PHILADELPHIA (KYW Newsradio) — Public art is being used in Philadelphia to address the issue of urban heat.
Several prominent Philadelphia organizations are partnering to bring attention to the importance of urban trees, through an art program called Heat Response.
"Heat Response is a two-year public art initiative where we look to understand and amplify the lived experiences of people who are really on the frontlines of the number one killer of climate change, which is urban heat," said Owen Franklin, Pennsylvania state director of the Trust for Public Land.
“We have partnered with a team of artists working in three different neighborhoods across Philadelphia, who are facilitating conversations with residents to understand how they experience urban heat and then using art to reflect that experience back to additional residents, to policymakers to budget managers, so that we all have more information that we need to craft effective solutions for addressing them.”
Julianne Schrader Ortega, the Pennsylvania Horticultural Society's chief of healthy neighborhoods, said the goal is to inform people about the importance of the city's tree canopy through public art.

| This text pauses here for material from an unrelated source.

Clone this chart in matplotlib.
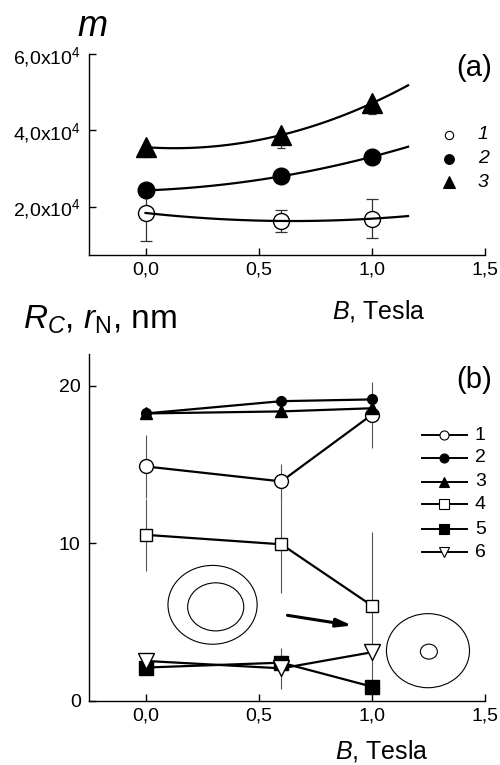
import numpy as np
import matplotlib
matplotlib.use("Agg")
import matplotlib.pyplot as plt
from matplotlib.patches import Ellipse

plt.rcParams['font.family'] = ['Liberation Sans', 'DejaVu Sans']
plt.rcParams['mathtext.fontset'] = 'custom'
plt.rcParams['mathtext.rm'] = 'Liberation Sans'
plt.rcParams['mathtext.it'] = 'Liberation Sans:italic'

# magnetic field, Tesla
B = [0.0, 0.6, 1.0]

# panel (a): m values and errors
m1 = [1.84e4, 1.63e4, 1.69e4]
m1_err = [0.74e4, 0.28e4, 0.51e4]
m2 = [2.43e4, 2.80e4, 3.31e4]
m3 = [3.56e4, 3.88e4, 4.71e4]
m3_err = [0.26e4, 0.35e4, 0.29e4]   # only the lower part shows below the triangles

# panel (b): radii in nm
r1 = [14.88, 13.93, 18.16]
r1_err = [2.0, 1.1, 2.1]
r2 = [18.24, 19.02, 19.13]
r3 = [18.24, 18.37, 18.57]
r4 = [10.54, 9.94, 6.05]
r4_err = [2.3, 3.1, 4.7]
r5 = [2.12, 2.43, 0.91]
r6 = [2.54, 2.07, 3.09]
r6_err = [0.5, 1.3, 0.0]

labels = ['1', '2', '3', '4', '5', '6']
xticks = [0.0, 0.5, 1.0, 1.5]
xticklabels = ["0,0", "0,5", "1,0", "1,5"]
yticks_a = [2e4, 4e4, 6e4]
yticklabels_a = [r"2,0x10$^4$", r"4,0x10$^4$", r"6,0x10$^4$"]
yticks_b = [0, 10, 20]

fig = plt.figure(figsize=(5, 7.65), dpi=100)
ax1 = fig.add_axes([0.178, 0.6667, 0.792, 0.2627])
ax2 = fig.add_axes([0.178, 0.0837, 0.792, 0.4533])

for ax in (ax1, ax2):
    ax.spines['top'].set_visible(False)
    ax.spines['right'].set_visible(False)
    ax.spines['left'].set_linewidth(1.0)
    ax.spines['bottom'].set_linewidth(1.0)
    ax.tick_params(direction='in', length=5, width=1.0, labelsize=14)
    ax.tick_params(axis='y', pad=6)
    ax.tick_params(axis='x', pad=5)
    ax.set_xlim(-0.25, 1.5)
    ax.set_xticks(xticks)
    ax.set_xticklabels(xticklabels)

# ---- panel (a)
xfit = np.linspace(0, 1.16, 100)
ax1.errorbar(B, m1, yerr=m1_err, fmt='none', ecolor='#333333', elinewidth=0.9, capsize=4, capthick=0.9, zorder=2)
ax1.errorbar(B, m3, yerr=[m3_err, [0, 0, 0]], fmt='none', ecolor='#333333', elinewidth=0.9,
             capsize=3, capthick=0.9, zorder=2)
ax1.plot(B, m1, 'o', ms=11.5, mfc='white', mec='black', mew=1.0, ls='none', zorder=3)
ax1.plot(B, m2, 'o', ms=12, color='black', ls='none', zorder=3)
ax1.plot(B, m3, '^', ms=14, color='black', ls='none', zorder=3)
for m in (m1, m2, m3):
    c = np.polyfit(B, m, 2)
    ax1.plot(xfit, np.polyval(c, xfit), color='black', lw=1.6, zorder=4)
ax1.set_ylim(7.4e3, 6e4)
ax1.set_yticks(yticks_a)
ax1.set_yticklabels(yticklabels_a)

# legend (a), markers only
leg_a = [('o', 6, 'white'), ('o', 7, 'black'), ('^', 8, 'black')]
for i, (mk, ms, fc) in enumerate(leg_a):
    yy = 0.597 - i * 0.117
    ax1.plot([0.909], [yy], marker=mk, ms=ms, mfc=fc, mec='black', mew=0.8, ls='none',
             transform=ax1.transAxes, clip_on=False)
    ax1.text(0.982, yy, labels[i], fontsize=14, style='italic', ha='left', va='center',
             transform=ax1.transAxes)

fig.text(0.948, 0.9105, "(a)", fontsize=21, ha='center', va='center')
fig.text(0.184, 0.953, "m", fontsize=26, style='italic', ha='center', va='baseline')
fig.text(0.664, 0.5843, r"$B$, Tesla", fontsize=18, ha='left', va='baseline')

# ---- panel (b)
eb = dict(fmt='none', ecolor='#555555', elinewidth=0.8, zorder=1)
ax2.errorbar(B, r1, yerr=r1_err, **eb)
ax2.errorbar(B, r4, yerr=r4_err, **eb)
ax2.errorbar(B, r6, yerr=r6_err, **eb)
line = dict(color='black', lw=1.6, mec='black', zorder=3)
ax2.plot(B, r1, marker='o', ms=10, mfc='white', mew=1.0, **line)
ax2.plot(B, r2, marker='o', ms=7, mfc='black', **line)
ax2.plot(B, r3, marker='^', ms=8, mfc='black', **line)
ax2.plot(B, r4, marker='s', ms=8, mfc='white', mew=1.0, **line)
ax2.plot(B, r5, marker='s', ms=10, mfc='black', **line)
ax2.plot(B, r6, marker='v', ms=11, mfc='white', mew=1.0, **line)
ax2.set_ylim(0, 22)
ax2.set_yticks(yticks_b)

# sketches of the ring and the nucleus
ax2.add_patch(Ellipse((0.296, 6.1), 0.394, 5.0, fill=False, lw=0.8))
ax2.add_patch(Ellipse((0.31, 5.97), 0.248, 3.05, fill=False, lw=0.8))
ax2.add_patch(Ellipse((1.248, 3.19), 0.367, 4.7, fill=False, lw=0.8))
ax2.add_patch(Ellipse((1.252, 3.13), 0.075, 0.95, fill=False, lw=0.8))
ax2.annotate("", xy=(0.925, 4.76), xytext=(0.615, 5.46),
             arrowprops=dict(arrowstyle='-|>,head_length=0.9,head_width=0.25', color='black', lw=2.2))

# legend (b), line-marker-line
leg_b = [('o', 'white'), ('o', 'black'), ('^', 'black'), ('s', 'white'), ('s', 'black'), ('v', 'white')]
leg_rows = [0.7666, 0.7012, 0.632, 0.5669, 0.4948, 0.4285]
for i, (mk, fc) in enumerate(leg_b):
    yy = leg_rows[i]
    ax2.plot([0.841, 0.8977, 0.9545], [yy, yy, yy], color='black', lw=1.4, marker=mk, markevery=[1],
             ms=6.5, mfc=fc, mec='black', mew=0.8, transform=ax2.transAxes, clip_on=False)
    ax2.text(0.9747, yy, labels[i], fontsize=14, ha='left', va='center', transform=ax2.transAxes)

fig.text(0.948, 0.503, "(b)", fontsize=21, ha='center', va='center')
fig.text(0.046, 0.571, r"$R_C$, $r_{\mathrm{N}}$, nm", fontsize=24, ha='left', va='baseline')
fig.text(0.67, 0.009, r"$B$, Tesla", fontsize=18, ha='left', va='baseline')

fig.savefig("out.png", dpi=100)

"We're inviting other people in and welcoming people into these conversations and building connections with folks in ways that we may not be able to do through inviting people out to a tree planting a neighborhood," she said.
Linda Fernandez of Amber Art and Design is among the artists gathering information that will be presented through public art:
"One of the things that we learned through this process is that the practice of redlining has had a huge impact on how we live today in our city," she said.
As Franklin explained, it'll be up to the artists to get some important messages across.
"A neighborhood just a mile away from another one might have a difference of 15 degrees in temperature ... art can do that in a way that a data-heavy document might not," he said.
"Art provides a way to move people and to create emotional connections and shared connections and shared languages," added Kelly Schindler, with the Pew Center for Arts and Heritage. "Data and policy and other types of strategies might not work in the same way."